Edit: I completely changed question after playing with this a little today: Playground
I start from the end, with example that for sake of simplicity wants to get a correct first argument user provided:
const functionWithoutRestrictedParams = <Args extends any[]>(...args: Args): Args[0] => {
return '' as any
}
const stringResult = functionWithoutRestrictedParams('first', 'second')
const undefinedResult = functionWithoutRestrictedParams(undefined, 'second')
Here is a function that takes in any number of arguments and has return type as the type of first argument user provided.
Now lets get to typing for function parameters: First just a simple type that takes types of function parameters and makes every argument optional:
export type FnWithOptions<A extends any[]> = {[I in keyof A]: A[I] | undefined}
type BasicFn<Params extends any[]>
= (...args: FnWithOptions<Params>) => void
const fn:BasicFn<[first: string, second: number]> = (first, second) => {}
fn('test', 1)
fn(undefined, 1)
//@ts-expect-error
fn(1,1)
This is to show what kind of types intended Api uses, every parameter has possibility to be optional.
Now attempt that I believed was closest to working, but sadly the resulting type is any, and so type information got lost.
type MockTransformer<Params, Args> = Params
type Attempt<Params extends any[]>
= <Args extends any[]>(...args:MockTransformer<FnWithOptions<Params>, Args>) => Args[0]
const attempt:Attempt<[first: string, second: number]> = (first, second) => {}
const expectedString = attempt("str", 1)
const expectedUndefined = attempt(undefined, 1)
Here I tried to combine two previous examples, first defining required Params that are always provided when defining function. Then defining Function type. My reasoning here was to MockTransformer type that takes Params and Args, returns Params so that is type of data user can provide. Then I hoped that actual arguments that function is called with gets bound to Args with type information retained, and that I will get correct type of Return either undefined or string depending on value provided. This however is 'any' type. Is there something that can be done in this situation, or am I just out of luck here?

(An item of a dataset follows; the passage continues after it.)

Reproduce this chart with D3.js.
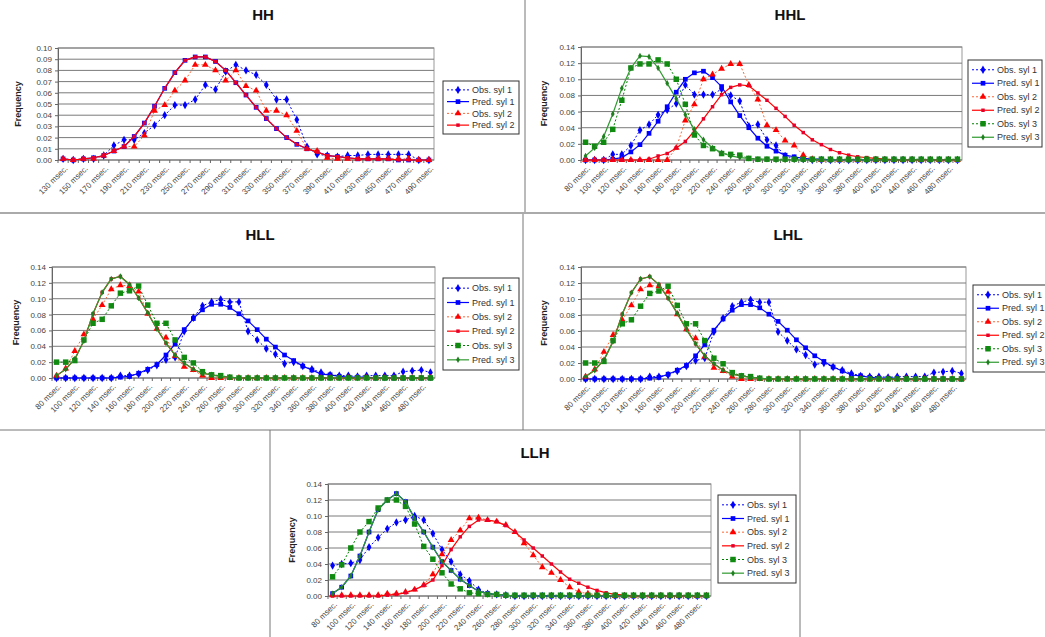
<!DOCTYPE html>
<html>
<head>
<meta charset="utf-8">
<script src="https://cdn.jsdelivr.net/npm/d3@7/dist/d3.min.js"></script>
<style>
  body { margin: 0; background: #fff; }
  svg { display: block; }
</style>
</head>
<body>
<script>
// category axes (msec)
const hhMsec = [130,140,150,160,170,180,190,200,210,220,230,240,250,260,270,280,290,300,310,320,330,340,350,360,370,380,390,400,410,420,430,440,450,460,470,480,490];
const longMsec = [80,90,100,110,120,130,140,150,160,170,180,190,200,210,220,230,240,250,260,270,280,290,300,310,320,330,340,350,360,370,380,390,400,410,420,430,440,450,460,470,480,490];
const hhYTicks = [0,0.01,0.02,0.03,0.04,0.05,0.06,0.07,0.08,0.09,0.10];
const longYTicks = [0,0.02,0.04,0.06,0.08,0.10,0.12,0.14];
const seriesNames = ['Obs. syl 1','Pred. syl 1','Obs. syl 2','Pred. syl 2','Obs. syl 3','Pred. syl 3'];

// HH
const hhObs1 = [0.001,0.000,0.001,0.001,0.004,0.013,0.018,0.018,0.024,0.031,0.040,0.049,0.049,0.054,0.067,0.063,0.079,0.085,0.080,0.076,0.067,0.054,0.054,0.036,0.012,0.005,0.004,0.003,0.004,0.004,0.005,0.005,0.005,0.005,0.005,0.000,0.000];
const hhPred1 = [0.001,0.000,0.001,0.002,0.004,0.008,0.012,0.021,0.033,0.048,0.064,0.078,0.089,0.092,0.092,0.088,0.080,0.069,0.058,0.047,0.037,0.028,0.020,0.014,0.010,0.007,0.004,0.003,0.002,0.001,0.001,0.001,0.001,0.000,0.000,0.000,0.000];
const hhObs2 = [0.001,0.000,0.001,0.001,0.004,0.008,0.012,0.012,0.022,0.044,0.049,0.062,0.071,0.085,0.085,0.080,0.071,0.080,0.066,0.062,0.044,0.044,0.040,0.026,0.010,0.008,0.002,0.001,0.001,0.001,0.001,0.001,0.001,0.001,0.001,0.000,0.000];
const hhPred2 = [0.001,0.000,0.001,0.002,0.004,0.008,0.012,0.021,0.033,0.048,0.064,0.078,0.089,0.092,0.092,0.088,0.080,0.069,0.058,0.047,0.037,0.028,0.020,0.014,0.010,0.007,0.004,0.003,0.002,0.001,0.001,0.001,0.001,0.000,0.000,0.000,0.000];

// HHL
const hhlObs1 = [0,0,0,0.007,0.007,0.018,0.037,0.044,0.056,0.062,0.070,0.093,0.081,0.081,0.081,0.088,0.080,0.073,0.042,0.044,0.025,0.018,0.005,0.002,0.001,0,0,0,0,0,0,0,0,0,0,0,0,0,0,0,0,0];
const hhlPred1 = [0,0,0,0.001,0.003,0.010,0.019,0.033,0.048,0.066,0.084,0.100,0.108,0.110,0.102,0.091,0.072,0.055,0.040,0.027,0.017,0.011,0.006,0.004,0.002,0.001,0.001,0,0,0,0,0,0,0,0,0,0,0,0,0,0,0];
const hhlObs2 = [0,0,0,0,0,0,0,0,0,0,0.015,0.049,0.069,0.100,0.106,0.113,0.119,0.119,0.093,0.075,0.043,0.037,0.024,0.018,0.006,0.001,0,0,0,0,0,0,0,0,0,0,0,0,0,0,0,0];
const hhlPred2 = [0,0,0,0,0,0,0,0.001,0.005,0.008,0.015,0.023,0.036,0.051,0.066,0.081,0.090,0.093,0.092,0.083,0.074,0.064,0.054,0.043,0.034,0.025,0.019,0.013,0.009,0.006,0.004,0.003,0.002,0.001,0,0,0,0,0,0,0,0];
const hhlObs3 = [0.022,0.017,0.022,0.038,0.074,0.114,0.119,0.119,0.124,0.119,0.100,0.069,0.031,0.018,0.014,0.008,0.007,0.006,0.002,0.001,0.001,0.001,0.001,0.001,0.001,0.001,0.001,0.001,0.001,0.001,0.001,0.001,0.001,0.001,0.001,0.001,0.001,0.001,0.001,0.001,0.001,0.001];
const hhlPred3 = [0.005,0.015,0.029,0.057,0.089,0.114,0.129,0.128,0.114,0.095,0.076,0.056,0.038,0.025,0.015,0.009,0.005,0.003,0.002,0.001,0.001,0,0,0,0,0,0,0,0,0,0,0,0,0,0,0,0,0,0,0,0,0];

// HLL (the LHL panel reads the same)
const hllObs1 = [0,0,0,0,0,0,0,0.003,0.003,0.005,0.010,0.016,0.023,0.026,0.059,0.076,0.091,0.096,0.099,0.096,0.096,0.059,0.048,0.037,0.030,0.018,0.020,0.015,0.011,0.007,0.004,0.003,0.003,0.002,0.003,0.003,0.003,0.003,0.008,0.009,0.010,0.007];
const hllPred1 = [0,0,0,0,0,0,0,0.001,0.002,0.006,0.011,0.017,0.029,0.043,0.061,0.075,0.086,0.093,0.093,0.089,0.081,0.072,0.061,0.049,0.039,0.029,0.022,0.015,0.010,0.005,0.004,0.002,0.001,0.001,0.001,0,0,0,0,0,0,0];
const hllObs2 = [0.003,0.012,0.034,0.055,0.074,0.092,0.112,0.117,0.116,0.109,0.081,0.062,0.051,0.028,0.014,0.010,0.003,0,0,0,0,0,0,0,0,0,0,0,0,0,0,0,0,0,0,0,0,0,0,0,0,0];
const hllPred2 = [0.003,0.011,0.024,0.047,0.081,0.108,0.125,0.128,0.118,0.101,0.082,0.062,0.044,0.029,0.019,0.011,0.006,0.004,0.002,0.001,0,0,0,0,0,0,0,0,0,0,0,0,0,0,0,0,0,0,0,0,0,0];
const hllObs3 = [0.020,0.020,0.022,0.048,0.069,0.074,0.091,0.107,0.110,0.116,0.092,0.069,0.069,0.048,0.026,0.019,0.008,0.004,0.003,0.001,0,0,0,0,0,0,0,0,0,0,0,0,0,0,0,0,0,0,0,0,0,0];
const hllPred3 = [0.003,0.011,0.024,0.047,0.081,0.108,0.125,0.128,0.118,0.101,0.082,0.062,0.044,0.029,0.019,0.011,0.006,0.004,0.002,0.001,0,0,0,0,0,0,0,0,0,0,0,0,0,0,0,0,0,0,0,0,0,0];

// LLH
const llhObs1 = [0.038,0.040,0.041,0.045,0.061,0.073,0.084,0.092,0.095,0.100,0.095,0.078,0.058,0.043,0.027,0.019,0.008,0.003,0.002,0.001,0,0,0,0,0,0,0,0,0,0,0,0,0,0,0,0,0,0,0,0,0,0];
const llhPred1 = [0.003,0.011,0.025,0.050,0.080,0.108,0.120,0.128,0.118,0.097,0.080,0.061,0.043,0.032,0.021,0.013,0.006,0.003,0.002,0.001,0,0,0,0,0,0,0,0,0,0,0,0,0,0,0,0,0,0,0,0,0,0];
const llhObs2 = [0.001,0.001,0.001,0.001,0.001,0.001,0.003,0.003,0.005,0.008,0.014,0.027,0.052,0.070,0.082,0.097,0.098,0.095,0.093,0.089,0.080,0.066,0.051,0.036,0.029,0.020,0.011,0.005,0.003,0.002,0.001,0,0,0,0,0,0,0,0,0,0,0];
const llhPred2 = [0,0,0,0,0,0,0.001,0.002,0.004,0.008,0.013,0.020,0.038,0.058,0.074,0.087,0.095,0.095,0.093,0.088,0.080,0.070,0.060,0.050,0.040,0.030,0.021,0.016,0.011,0.007,0.004,0.002,0.001,0,0,0,0,0,0,0,0,0];
const llhObs3 = [0.024,0.039,0.060,0.080,0.093,0.110,0.120,0.120,0.112,0.090,0.062,0.046,0.029,0.015,0.009,0.004,0.003,0.002,0.002,0.001,0.001,0.001,0.001,0.001,0.001,0.001,0.001,0.001,0.001,0.001,0.001,0.001,0.001,0.001,0.001,0.001,0.001,0.001,0.001,0.001,0.001,0.001];
const llhPred3 = [0.003,0.011,0.025,0.050,0.080,0.108,0.120,0.128,0.118,0.097,0.080,0.061,0.043,0.032,0.021,0.013,0.006,0.003,0.002,0.001,0,0,0,0,0,0,0,0,0,0,0,0,0,0,0,0,0,0,0,0,0,0];

// series look, in Excel draw order
const styles = [
  {line:'#0000ff', dash:'2,2', width:1, mark:'#0000ff', shape:d3.symbolDiamond, size:20},
  {line:'#0000ff', dash:null, width:1.2, mark:'#0000ff', shape:d3.symbolSquare, size:22},
  {line:'#ff6633', dash:'2,2', width:1, mark:'#ff0000', shape:d3.symbolTriangle, size:20},
  {line:'#ff0000', dash:null, width:1.2, mark:'#e8002a', shape:d3.symbolSquare, size:12},
  {line:'#008000', dash:'2,2', width:1, mark:'#108a10', shape:d3.symbolSquare, size:30},
  {line:'#2f9a2f', dash:null, width:1.2, mark:'#1f7f1f', shape:d3.symbolDiamond, size:12}
];

const panels = [
  {title:'HH', tx:263, ty:20, cats:hhMsec, ticks:hhYTicks, x0:58, x1:434, yT:48, yB:160, fx:18,
   legend:{x:443, y:81, w:76, h:53}, data:[hhObs1, hhPred1, hhObs2, hhPred2]},
  {title:'HHL', tx:790, ty:20, cats:longMsec, ticks:longYTicks, x0:581, x1:962, yT:47, yB:160, fx:544,
   legend:{x:968, y:60, w:74, h:87}, data:[hhlObs1, hhlPred1, hhlObs2, hhlPred2, hhlObs3, hhlPred3]},
  {title:'HLL', tx:260, ty:240, cats:longMsec, ticks:longYTicks, x0:52, x1:435, yT:267, yB:378, fx:16,
   legend:{x:443, y:278, w:76, h:92}, data:[hllObs1, hllPred1, hllObs2, hllPred2, hllObs3, hllPred3]},
  {title:'LHL', tx:788, ty:240, cats:longMsec, ticks:longYTicks, x0:581, x1:966, yT:267, yB:379, fx:544,
   legend:{x:973, y:285, w:76, h:87}, data:[hllObs1, hllPred1, hllObs2, hllPred2, hllObs3, hllPred3]},
  {title:'LLH', tx:535, ty:458, cats:longMsec, ticks:longYTicks, x0:328, x1:711, yT:484, yB:596, fx:292,
   legend:{x:718, y:495, w:78, h:88}, data:[llhObs1, llhPred1, llhObs2, llhPred2, llhObs3, llhPred3]}
];

const svg = d3.select('body').append('svg')
  .attr('width', 1045).attr('height', 637)
  .style('font-family', '"Liberation Sans", Arial, sans-serif');

// panel frames
const frames = svg.append('g').attr('fill', 'none');
frames.append('line').attr('x1', 525).attr('y1', 0).attr('x2', 525).attr('y2', 213).attr('stroke', '#777');
frames.append('line').attr('x1', 523).attr('y1', 213).attr('x2', 523).attr('y2', 430).attr('stroke', '#777');
frames.append('line').attr('x1', 0).attr('y1', 213).attr('x2', 1045).attr('y2', 213).attr('stroke', '#aaa').attr('stroke-width', 2);
frames.append('line').attr('x1', 0).attr('y1', 430).attr('x2', 1045).attr('y2', 430).attr('stroke', '#777');
frames.append('line').attr('x1', 270).attr('y1', 430).attr('x2', 270).attr('y2', 637).attr('stroke', '#777');
frames.append('line').attr('x1', 800).attr('y1', 430).attr('x2', 800).attr('y2', 637).attr('stroke', '#777');

function drawPanel(p) {
  const g = svg.append('g');
  const yMax = p.ticks[p.ticks.length - 1];
  const x = d3.scaleBand().domain(p.cats).range([p.x0, p.x1]);
  const cx = c => x(c) + x.bandwidth() / 2;
  const y = d3.scaleLinear().domain([0, yMax]).range([p.yB, p.yT]);

  g.append('text').attr('x', p.tx).attr('y', p.ty).attr('text-anchor', 'middle')
    .attr('font-size', 15).attr('font-weight', 'bold').attr('fill', '#111').text(p.title);

  g.append('text').attr('transform', `translate(${p.fx},${(p.yT + p.yB) / 2}) rotate(-90)`)
    .attr('text-anchor', 'middle').attr('dy', '0.35em')
    .attr('font-size', 9).attr('font-weight', 'bold').attr('fill', '#222').text('Frequency');

  // plot area + gridlines
  g.append('rect').attr('x', p.x0).attr('y', p.yT).attr('width', p.x1 - p.x0).attr('height', p.yB - p.yT)
    .attr('fill', '#fff').attr('stroke', '#999');
  g.append('g').selectAll('line').data(p.ticks.slice(1)).join('line')
    .attr('x1', p.x0).attr('x2', p.x1).attr('y1', d => y(d)).attr('y2', d => y(d))
    .attr('stroke', '#7a7a7a').attr('stroke-width', 1);

  const ya = g.append('g').attr('transform', `translate(${p.x0},0)`)
    .call(d3.axisLeft(y).tickValues(p.ticks).tickSize(3).tickPadding(3).tickFormat(d3.format('.2f')));
  ya.select('.domain').attr('stroke', '#666');
  ya.selectAll('.tick line').attr('stroke', '#666');
  ya.selectAll('text').attr('font-size', 8).attr('fill', '#444').attr('font-family', null);

  // category axis: tick marks between categories, label every other category
  g.append('line').attr('x1', p.x0).attr('x2', p.x1).attr('y1', p.yB).attr('y2', p.yB).attr('stroke', '#666');
  g.append('g').selectAll('line').data(p.cats).join('line')
    .attr('x1', d => x(d)).attr('x2', d => x(d)).attr('y1', p.yB).attr('y2', p.yB + 3).attr('stroke', '#666');
  g.append('g').selectAll('text').data(p.cats.filter((d, i) => i % 2 === 0)).join('text')
    .attr('transform', d => `translate(${cx(d) + 3},${p.yB + 7}) rotate(-45)`)
    .attr('text-anchor', 'end').attr('dy', '0.35em')
    .attr('font-size', 8).attr('fill', '#444').text(d => d + ' msec.');

  // series
  p.data.forEach((vals, k) => {
    const st = styles[k];
    const pts = p.cats.map((c, i) => [cx(c), y(vals[i])]);
    g.append('path').attr('d', d3.line()(pts)).attr('fill', 'none')
      .attr('stroke', st.line).attr('stroke-width', st.width).attr('stroke-dasharray', st.dash);
    g.append('g').selectAll('path').data(pts).join('path')
      .attr('transform', d => `translate(${d[0]},${d[1]})`)
      .attr('d', d3.symbol().type(st.shape).size(st.size)).attr('fill', st.mark);
  });

  // legend
  const L = p.legend, n = p.data.length, rowH = (L.h - 6) / n;
  const lg = g.append('g');
  lg.append('rect').attr('x', L.x).attr('y', L.y).attr('width', L.w).attr('height', L.h)
    .attr('fill', '#fff').attr('stroke', '#333');
  p.data.forEach((vals, k) => {
    const st = styles[k], ry = L.y + 3 + rowH * (k + 0.5);
    lg.append('line').attr('x1', L.x + 4).attr('x2', L.x + 26).attr('y1', ry).attr('y2', ry)
      .attr('stroke', st.line).attr('stroke-width', st.width).attr('stroke-dasharray', st.dash);
    lg.append('path').attr('transform', `translate(${L.x + 15},${ry})`)
      .attr('d', d3.symbol().type(st.shape).size(st.size)).attr('fill', st.mark);
    lg.append('text').attr('x', L.x + 29).attr('y', ry).attr('dy', '0.35em')
      .attr('font-size', 9).attr('fill', '#333').text(seriesNames[k]);
  });
}

panels.forEach(drawPanel);
</script>
</body>
</html>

If you have a tuple type P of function parameters and you want to make a function that can keep track of the types of the arguments passed in, even if these types are narrower than P, then you can make the function generic:
<A extends P>(...args: A) => void
Now if you call the function, TypeScript will infer A based on the types of the actual arguments. The types of these arguments are constrained to P, so if A is [string] then you can't call the function with a number.
If the function is supposed to return the type of that first argument, then you can return the indexed access type A[0]:
<A extends P>(...args: A) => A[0]
In your specific case, you don't actually want to accept P, but a modified version of P where each element is possibly undefined. So instead of A extends P, you want A extends UndefinableElements<P> where UndefinableProps is a mapped array/tuple type defined as:
type UndefinableElements<T extends any[]> =
{ [I in keyof T]: T[I] | undefined }
So if P is [string] then UndefinableElements<P> is [string | undefined]. And so your function type looks like:
type Attempt<P extends any[]> =
<A extends UndefinableElements<P>>(...args: A) => A[0]
Again, what's happening here is that Attempt<P> will turn the tuple type P into a version where all elements can also accept undefined, and then it will become a generic function where the argument list is some generic type A constrained to the modified version of P, and where it returns the type of the first argument A[0]. Let's test it:
const attempt: Attempt<[first: string, second: number]> =
(first, second) => first
const expectedString = attempt("str", 1);
// ^? const expectedString: "str"
const expectedUndefined = attempt(undefined, 1);
// ^? const expectedUndefined: undefined
attempt(0, 1); // error!
// ~
// Argument of type 'number' is not assignable to parameter of type 'string'.
Looks good. The first call has A inferred as ["str", 1], and thus A[0] is "str", while the second call has A inferred as [undefined, 1], and thus A[0] is undefined. And the third call produces an error because the type [0, 1] TypeScript wants to infer for A does not match UndefinableElements<[first: string, second: number]> which is [first: string | undefined, second: number | undefined].